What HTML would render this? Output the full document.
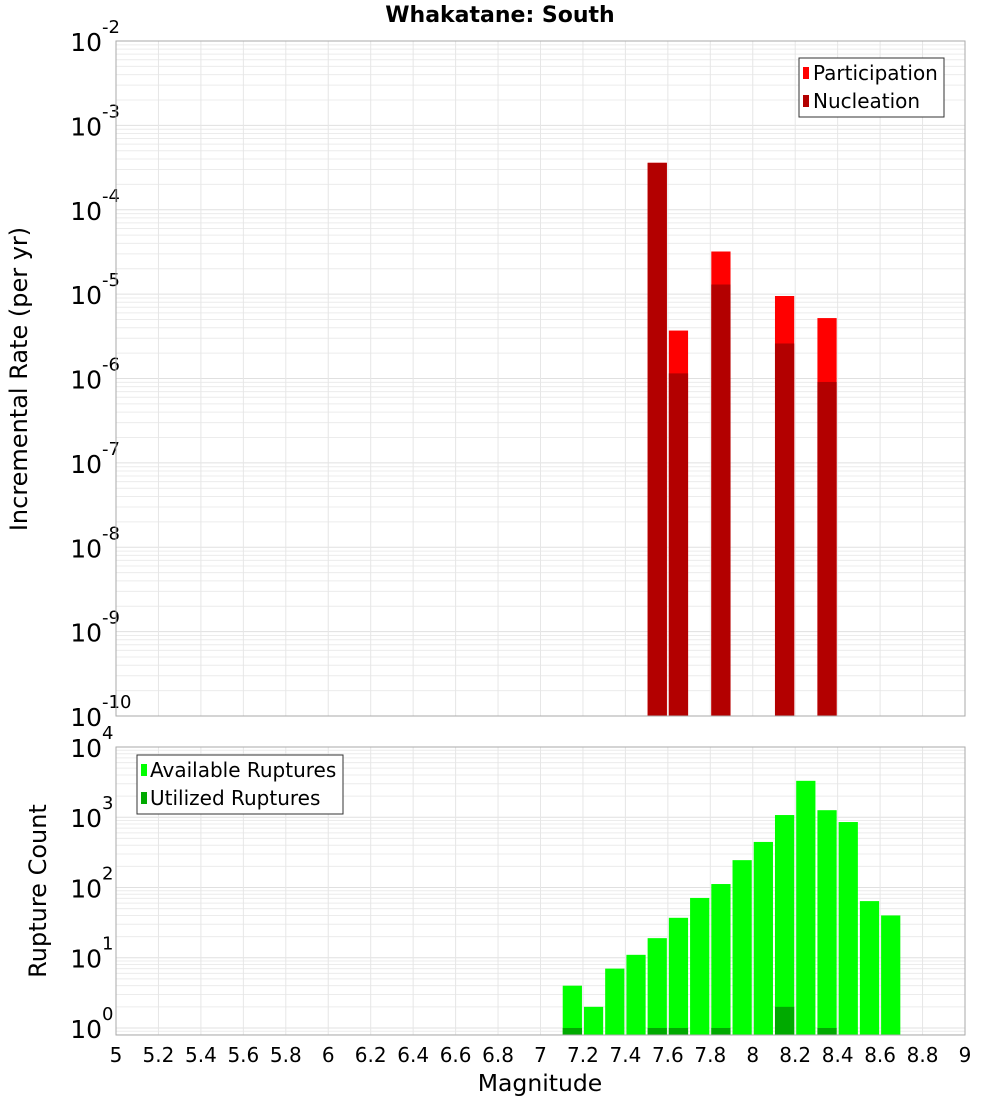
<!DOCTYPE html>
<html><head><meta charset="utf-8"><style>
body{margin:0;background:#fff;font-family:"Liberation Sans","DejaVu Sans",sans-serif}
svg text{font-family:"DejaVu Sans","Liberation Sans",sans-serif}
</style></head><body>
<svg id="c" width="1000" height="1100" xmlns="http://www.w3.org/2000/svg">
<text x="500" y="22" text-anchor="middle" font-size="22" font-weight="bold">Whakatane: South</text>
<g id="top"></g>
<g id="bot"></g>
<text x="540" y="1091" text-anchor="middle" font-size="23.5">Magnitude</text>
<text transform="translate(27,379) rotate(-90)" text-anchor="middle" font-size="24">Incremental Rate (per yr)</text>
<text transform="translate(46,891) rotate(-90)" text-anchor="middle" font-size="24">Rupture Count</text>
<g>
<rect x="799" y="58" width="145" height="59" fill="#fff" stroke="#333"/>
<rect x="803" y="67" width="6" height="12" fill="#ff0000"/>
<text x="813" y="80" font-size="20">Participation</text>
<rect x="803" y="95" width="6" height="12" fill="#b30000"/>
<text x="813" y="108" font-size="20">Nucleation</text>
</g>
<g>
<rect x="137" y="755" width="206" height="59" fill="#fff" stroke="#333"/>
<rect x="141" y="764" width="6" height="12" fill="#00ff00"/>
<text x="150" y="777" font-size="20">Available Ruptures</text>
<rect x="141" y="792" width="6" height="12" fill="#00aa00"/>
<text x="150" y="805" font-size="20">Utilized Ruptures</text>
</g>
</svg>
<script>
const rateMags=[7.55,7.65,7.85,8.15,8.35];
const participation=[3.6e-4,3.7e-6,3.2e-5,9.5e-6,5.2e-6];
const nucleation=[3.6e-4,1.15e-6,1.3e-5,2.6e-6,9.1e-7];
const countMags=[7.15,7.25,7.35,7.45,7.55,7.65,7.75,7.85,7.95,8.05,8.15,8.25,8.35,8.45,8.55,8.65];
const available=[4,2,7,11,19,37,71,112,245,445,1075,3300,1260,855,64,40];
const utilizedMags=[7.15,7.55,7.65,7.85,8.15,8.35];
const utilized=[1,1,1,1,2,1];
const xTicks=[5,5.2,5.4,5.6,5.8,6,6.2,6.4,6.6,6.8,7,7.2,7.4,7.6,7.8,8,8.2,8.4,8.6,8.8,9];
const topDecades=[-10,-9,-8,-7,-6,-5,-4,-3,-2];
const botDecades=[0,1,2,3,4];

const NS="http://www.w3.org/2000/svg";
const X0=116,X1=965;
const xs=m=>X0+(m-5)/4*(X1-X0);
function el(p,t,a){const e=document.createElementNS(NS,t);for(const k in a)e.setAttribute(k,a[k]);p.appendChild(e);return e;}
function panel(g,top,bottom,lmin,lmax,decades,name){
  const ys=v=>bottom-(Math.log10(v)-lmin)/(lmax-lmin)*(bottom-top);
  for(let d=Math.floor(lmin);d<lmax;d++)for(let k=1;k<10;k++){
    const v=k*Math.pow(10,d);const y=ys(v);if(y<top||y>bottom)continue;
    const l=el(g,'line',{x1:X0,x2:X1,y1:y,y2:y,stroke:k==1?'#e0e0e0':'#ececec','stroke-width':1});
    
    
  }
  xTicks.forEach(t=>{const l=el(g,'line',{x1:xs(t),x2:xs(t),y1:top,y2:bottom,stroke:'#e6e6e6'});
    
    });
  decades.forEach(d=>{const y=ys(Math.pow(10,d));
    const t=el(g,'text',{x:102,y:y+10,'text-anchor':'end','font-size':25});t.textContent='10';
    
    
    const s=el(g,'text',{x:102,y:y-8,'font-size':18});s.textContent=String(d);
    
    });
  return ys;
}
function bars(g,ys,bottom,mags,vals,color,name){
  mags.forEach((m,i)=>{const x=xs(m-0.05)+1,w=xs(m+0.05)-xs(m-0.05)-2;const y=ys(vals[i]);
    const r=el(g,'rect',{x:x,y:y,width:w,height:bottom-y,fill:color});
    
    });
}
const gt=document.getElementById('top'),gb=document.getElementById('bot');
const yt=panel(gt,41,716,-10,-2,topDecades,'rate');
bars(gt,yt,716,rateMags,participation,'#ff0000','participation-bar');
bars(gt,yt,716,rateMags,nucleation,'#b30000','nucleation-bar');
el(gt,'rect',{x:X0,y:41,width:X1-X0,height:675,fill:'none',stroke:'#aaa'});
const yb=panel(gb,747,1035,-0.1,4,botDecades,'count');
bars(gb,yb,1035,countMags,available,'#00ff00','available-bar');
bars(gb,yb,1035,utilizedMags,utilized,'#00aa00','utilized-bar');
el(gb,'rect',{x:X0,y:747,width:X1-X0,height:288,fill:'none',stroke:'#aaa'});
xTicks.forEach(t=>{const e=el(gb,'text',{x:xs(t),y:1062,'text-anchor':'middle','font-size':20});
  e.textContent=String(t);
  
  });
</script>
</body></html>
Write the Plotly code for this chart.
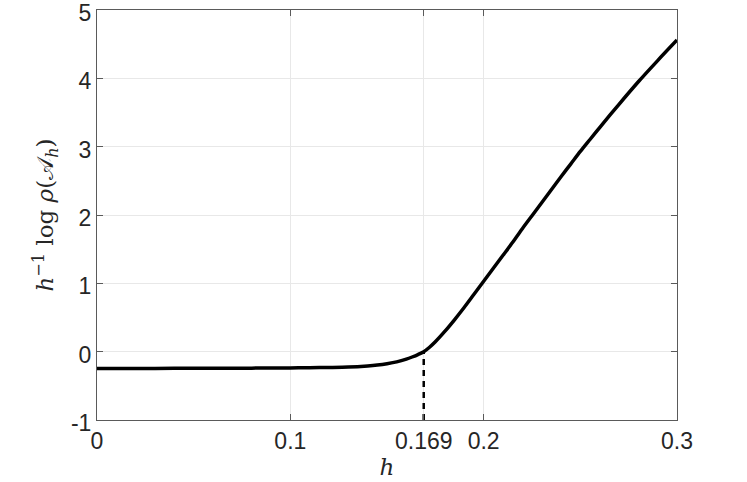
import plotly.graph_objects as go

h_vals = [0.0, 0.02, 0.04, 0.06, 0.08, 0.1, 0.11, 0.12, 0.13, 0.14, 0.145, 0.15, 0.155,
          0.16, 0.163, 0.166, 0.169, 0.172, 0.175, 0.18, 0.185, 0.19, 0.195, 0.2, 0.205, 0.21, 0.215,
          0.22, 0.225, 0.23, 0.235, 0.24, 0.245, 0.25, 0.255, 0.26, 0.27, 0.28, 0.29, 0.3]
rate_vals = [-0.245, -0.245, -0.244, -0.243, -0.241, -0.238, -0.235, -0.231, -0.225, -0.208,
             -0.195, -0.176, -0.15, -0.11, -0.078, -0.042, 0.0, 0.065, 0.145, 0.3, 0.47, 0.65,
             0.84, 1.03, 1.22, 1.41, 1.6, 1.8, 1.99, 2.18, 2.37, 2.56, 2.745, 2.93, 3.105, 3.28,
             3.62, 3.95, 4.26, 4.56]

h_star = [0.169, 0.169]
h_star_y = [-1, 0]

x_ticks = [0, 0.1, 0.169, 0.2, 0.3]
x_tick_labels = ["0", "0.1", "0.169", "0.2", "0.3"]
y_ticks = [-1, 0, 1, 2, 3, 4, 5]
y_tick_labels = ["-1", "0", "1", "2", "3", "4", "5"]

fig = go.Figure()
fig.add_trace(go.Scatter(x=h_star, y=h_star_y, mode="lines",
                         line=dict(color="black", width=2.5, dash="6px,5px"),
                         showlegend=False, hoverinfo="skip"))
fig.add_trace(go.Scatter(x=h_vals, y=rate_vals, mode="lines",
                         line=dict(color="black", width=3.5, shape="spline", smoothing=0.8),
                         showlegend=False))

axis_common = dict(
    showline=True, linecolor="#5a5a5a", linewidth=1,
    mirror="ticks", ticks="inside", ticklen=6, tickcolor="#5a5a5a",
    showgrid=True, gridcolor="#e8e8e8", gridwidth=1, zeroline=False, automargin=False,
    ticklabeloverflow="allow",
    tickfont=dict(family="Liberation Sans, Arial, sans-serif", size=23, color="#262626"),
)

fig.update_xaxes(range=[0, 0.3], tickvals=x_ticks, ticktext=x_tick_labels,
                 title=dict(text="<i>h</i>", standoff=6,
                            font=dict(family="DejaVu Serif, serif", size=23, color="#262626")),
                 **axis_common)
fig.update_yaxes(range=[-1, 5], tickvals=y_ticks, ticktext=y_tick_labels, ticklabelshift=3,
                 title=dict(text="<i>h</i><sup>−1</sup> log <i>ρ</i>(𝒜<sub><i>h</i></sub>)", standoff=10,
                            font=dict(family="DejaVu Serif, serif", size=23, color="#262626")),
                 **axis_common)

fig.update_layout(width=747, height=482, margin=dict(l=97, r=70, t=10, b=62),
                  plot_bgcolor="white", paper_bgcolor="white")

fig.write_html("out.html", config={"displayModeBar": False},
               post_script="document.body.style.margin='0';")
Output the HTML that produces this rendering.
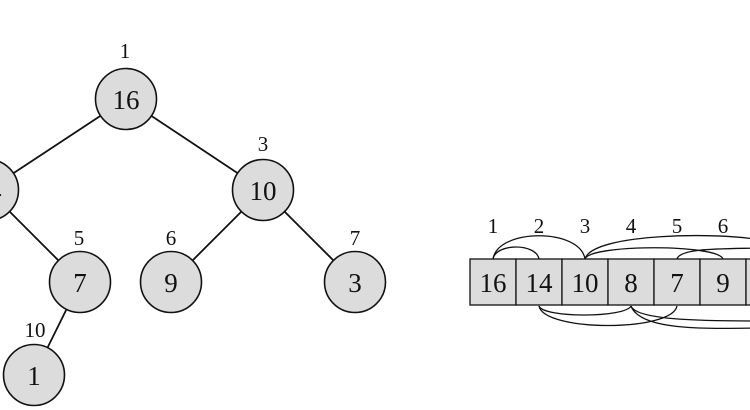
-------------------------
■ **Instructions to follow**
Work through the records above line by line and count those that hold the string "this". Give only the result.

■ **Written solution**
3